D’une manière générale, la classe politique reste très prudente et se contredit fréquemment. Philippe Marini, président UMP de la commission des finances du Sénat, est conscient de l’enjeu : « Que les États-Unis soient la seule vraie puissance dans le monde d’aujourd’hui tout le monde le sait. Mais ce n’est pas une raison pour se garantir à soi-même les marchés […] ni pour prendre une longueur d’avance sur tous les autres ». Le Medef a envoyé en février 2014 une délégation de 116 entreprises françaises en Iran afin de nouer des contacts avec le milieu économique. Mais les positions actuelles affichées du gouvernement et de PSA reflètent une position très attentiste : Arnaud Montebourg déclare : « le groupe PSA a décidé de quitter le marché iranien en 2012 […] et il a également confirmé que l’heure n’est pas à la reprise de ses activités commerciales avec ce pays. […] L’activité des usines du groupe PSA en France ne dépend pas de l’implantation ou du retour sur les marchés cités mais bien davantage du marché européen ».

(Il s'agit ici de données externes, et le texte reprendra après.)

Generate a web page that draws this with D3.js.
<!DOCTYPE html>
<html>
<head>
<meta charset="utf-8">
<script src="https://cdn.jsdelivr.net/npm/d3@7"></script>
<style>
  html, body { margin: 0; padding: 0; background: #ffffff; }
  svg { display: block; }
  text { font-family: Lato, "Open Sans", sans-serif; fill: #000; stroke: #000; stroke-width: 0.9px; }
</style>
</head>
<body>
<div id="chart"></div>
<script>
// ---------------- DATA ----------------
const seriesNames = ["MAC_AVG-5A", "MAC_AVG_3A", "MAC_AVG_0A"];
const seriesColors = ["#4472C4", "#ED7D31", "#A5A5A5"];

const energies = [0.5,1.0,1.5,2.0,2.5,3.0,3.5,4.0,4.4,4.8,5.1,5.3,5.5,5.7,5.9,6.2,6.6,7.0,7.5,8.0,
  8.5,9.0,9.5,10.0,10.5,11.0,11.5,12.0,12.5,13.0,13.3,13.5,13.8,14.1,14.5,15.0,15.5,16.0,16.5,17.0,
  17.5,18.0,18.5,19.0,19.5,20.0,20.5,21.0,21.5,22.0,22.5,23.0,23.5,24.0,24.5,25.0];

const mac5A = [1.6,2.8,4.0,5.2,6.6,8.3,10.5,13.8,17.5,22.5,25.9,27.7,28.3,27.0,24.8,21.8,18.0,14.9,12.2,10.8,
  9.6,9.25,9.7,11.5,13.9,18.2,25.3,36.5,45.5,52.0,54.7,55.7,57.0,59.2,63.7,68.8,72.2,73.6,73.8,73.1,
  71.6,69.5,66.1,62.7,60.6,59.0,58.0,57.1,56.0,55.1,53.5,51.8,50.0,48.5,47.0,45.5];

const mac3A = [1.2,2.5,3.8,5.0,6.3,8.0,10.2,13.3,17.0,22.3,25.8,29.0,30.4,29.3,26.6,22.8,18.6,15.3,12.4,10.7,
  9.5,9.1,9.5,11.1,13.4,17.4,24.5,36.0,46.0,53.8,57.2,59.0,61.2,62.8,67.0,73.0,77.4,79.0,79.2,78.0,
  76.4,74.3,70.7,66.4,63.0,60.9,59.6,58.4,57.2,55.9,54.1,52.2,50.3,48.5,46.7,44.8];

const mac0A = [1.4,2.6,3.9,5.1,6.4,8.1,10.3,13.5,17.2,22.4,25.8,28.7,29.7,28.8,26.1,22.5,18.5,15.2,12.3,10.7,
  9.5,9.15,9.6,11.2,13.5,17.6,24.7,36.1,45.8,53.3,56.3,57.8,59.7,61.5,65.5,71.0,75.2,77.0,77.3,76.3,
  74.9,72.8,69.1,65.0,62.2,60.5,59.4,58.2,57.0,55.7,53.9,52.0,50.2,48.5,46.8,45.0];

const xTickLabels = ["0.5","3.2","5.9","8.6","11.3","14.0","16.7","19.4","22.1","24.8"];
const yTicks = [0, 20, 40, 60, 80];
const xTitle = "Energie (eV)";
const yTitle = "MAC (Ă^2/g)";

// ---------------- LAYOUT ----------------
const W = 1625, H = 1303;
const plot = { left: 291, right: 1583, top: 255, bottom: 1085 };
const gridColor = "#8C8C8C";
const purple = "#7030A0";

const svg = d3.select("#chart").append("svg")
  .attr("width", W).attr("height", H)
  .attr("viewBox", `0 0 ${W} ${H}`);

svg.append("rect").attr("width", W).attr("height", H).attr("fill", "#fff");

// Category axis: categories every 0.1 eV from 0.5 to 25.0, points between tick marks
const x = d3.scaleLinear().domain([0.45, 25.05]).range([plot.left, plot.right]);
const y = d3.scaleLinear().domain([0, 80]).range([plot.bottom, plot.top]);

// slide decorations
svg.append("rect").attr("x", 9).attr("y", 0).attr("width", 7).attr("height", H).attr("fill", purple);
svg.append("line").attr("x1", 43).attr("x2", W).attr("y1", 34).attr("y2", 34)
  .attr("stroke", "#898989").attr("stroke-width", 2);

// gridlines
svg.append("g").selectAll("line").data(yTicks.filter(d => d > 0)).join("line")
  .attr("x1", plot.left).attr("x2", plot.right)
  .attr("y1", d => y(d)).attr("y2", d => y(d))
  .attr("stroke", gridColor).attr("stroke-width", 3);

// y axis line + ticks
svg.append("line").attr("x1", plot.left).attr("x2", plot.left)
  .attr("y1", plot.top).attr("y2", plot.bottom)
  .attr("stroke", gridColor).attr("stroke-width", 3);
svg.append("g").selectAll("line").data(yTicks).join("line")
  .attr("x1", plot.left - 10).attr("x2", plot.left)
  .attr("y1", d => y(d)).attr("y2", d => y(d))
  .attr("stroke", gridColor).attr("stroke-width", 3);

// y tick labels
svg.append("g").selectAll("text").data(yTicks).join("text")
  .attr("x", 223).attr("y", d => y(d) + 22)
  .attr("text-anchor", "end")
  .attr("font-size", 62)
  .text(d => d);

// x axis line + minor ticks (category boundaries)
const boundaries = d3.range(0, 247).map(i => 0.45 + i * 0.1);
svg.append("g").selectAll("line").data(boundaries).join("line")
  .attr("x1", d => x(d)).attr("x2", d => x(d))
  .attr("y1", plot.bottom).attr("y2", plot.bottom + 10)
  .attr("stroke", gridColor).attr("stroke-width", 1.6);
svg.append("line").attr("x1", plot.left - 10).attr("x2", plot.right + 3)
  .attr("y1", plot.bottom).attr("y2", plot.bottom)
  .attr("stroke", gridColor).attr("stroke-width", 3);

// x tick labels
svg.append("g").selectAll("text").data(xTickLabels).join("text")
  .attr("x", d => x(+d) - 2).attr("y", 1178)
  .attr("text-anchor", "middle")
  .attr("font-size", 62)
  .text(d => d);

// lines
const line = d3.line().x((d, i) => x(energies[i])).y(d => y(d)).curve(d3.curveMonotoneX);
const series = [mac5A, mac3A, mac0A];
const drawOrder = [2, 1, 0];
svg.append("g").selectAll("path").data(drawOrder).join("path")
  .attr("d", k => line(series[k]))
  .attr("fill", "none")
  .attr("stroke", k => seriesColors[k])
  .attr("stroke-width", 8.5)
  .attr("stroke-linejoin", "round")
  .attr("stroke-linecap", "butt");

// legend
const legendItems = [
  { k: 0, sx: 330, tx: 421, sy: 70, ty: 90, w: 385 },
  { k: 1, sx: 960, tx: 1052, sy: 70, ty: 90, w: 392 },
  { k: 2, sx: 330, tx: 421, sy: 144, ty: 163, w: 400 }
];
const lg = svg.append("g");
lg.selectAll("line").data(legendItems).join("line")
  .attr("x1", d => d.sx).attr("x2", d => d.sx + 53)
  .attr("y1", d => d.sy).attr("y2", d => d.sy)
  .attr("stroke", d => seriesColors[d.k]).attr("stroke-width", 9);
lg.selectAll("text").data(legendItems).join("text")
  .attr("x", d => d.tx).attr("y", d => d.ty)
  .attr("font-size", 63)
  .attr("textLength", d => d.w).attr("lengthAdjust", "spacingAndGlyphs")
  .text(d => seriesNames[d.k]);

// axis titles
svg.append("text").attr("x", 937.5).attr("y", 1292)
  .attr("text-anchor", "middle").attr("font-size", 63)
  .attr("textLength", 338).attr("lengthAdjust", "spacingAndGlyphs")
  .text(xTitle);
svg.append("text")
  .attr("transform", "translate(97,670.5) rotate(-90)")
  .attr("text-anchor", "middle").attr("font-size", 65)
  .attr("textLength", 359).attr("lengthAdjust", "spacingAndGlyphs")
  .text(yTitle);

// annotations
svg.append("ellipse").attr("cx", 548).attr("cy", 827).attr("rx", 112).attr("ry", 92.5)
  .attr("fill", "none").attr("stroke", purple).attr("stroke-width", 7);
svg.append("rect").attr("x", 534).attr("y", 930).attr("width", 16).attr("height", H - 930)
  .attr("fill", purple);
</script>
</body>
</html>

Qu’il soit encouragé ou non par les dirigeants politiques, le retour de PSA en Iran ne semble pas intégré comme une dimension stratégique de la mission du gouvernement français. Pourtant PSA, qui dispose malgré tout de bonnes dispositions sur le plan économique et partenarial avec l’Iran, a besoin d’un soutien coordonné du gouvernement français. General Motors, qui compte sur le puissant appui de l’administration américaine a donc une longueur d’avance. L’Etat français qui, rappelons-le, détient 14% du capital PSA, doit travailler main dans la main avec l’entreprise automobile afin qu’elle retrouve sa place historique en Iran.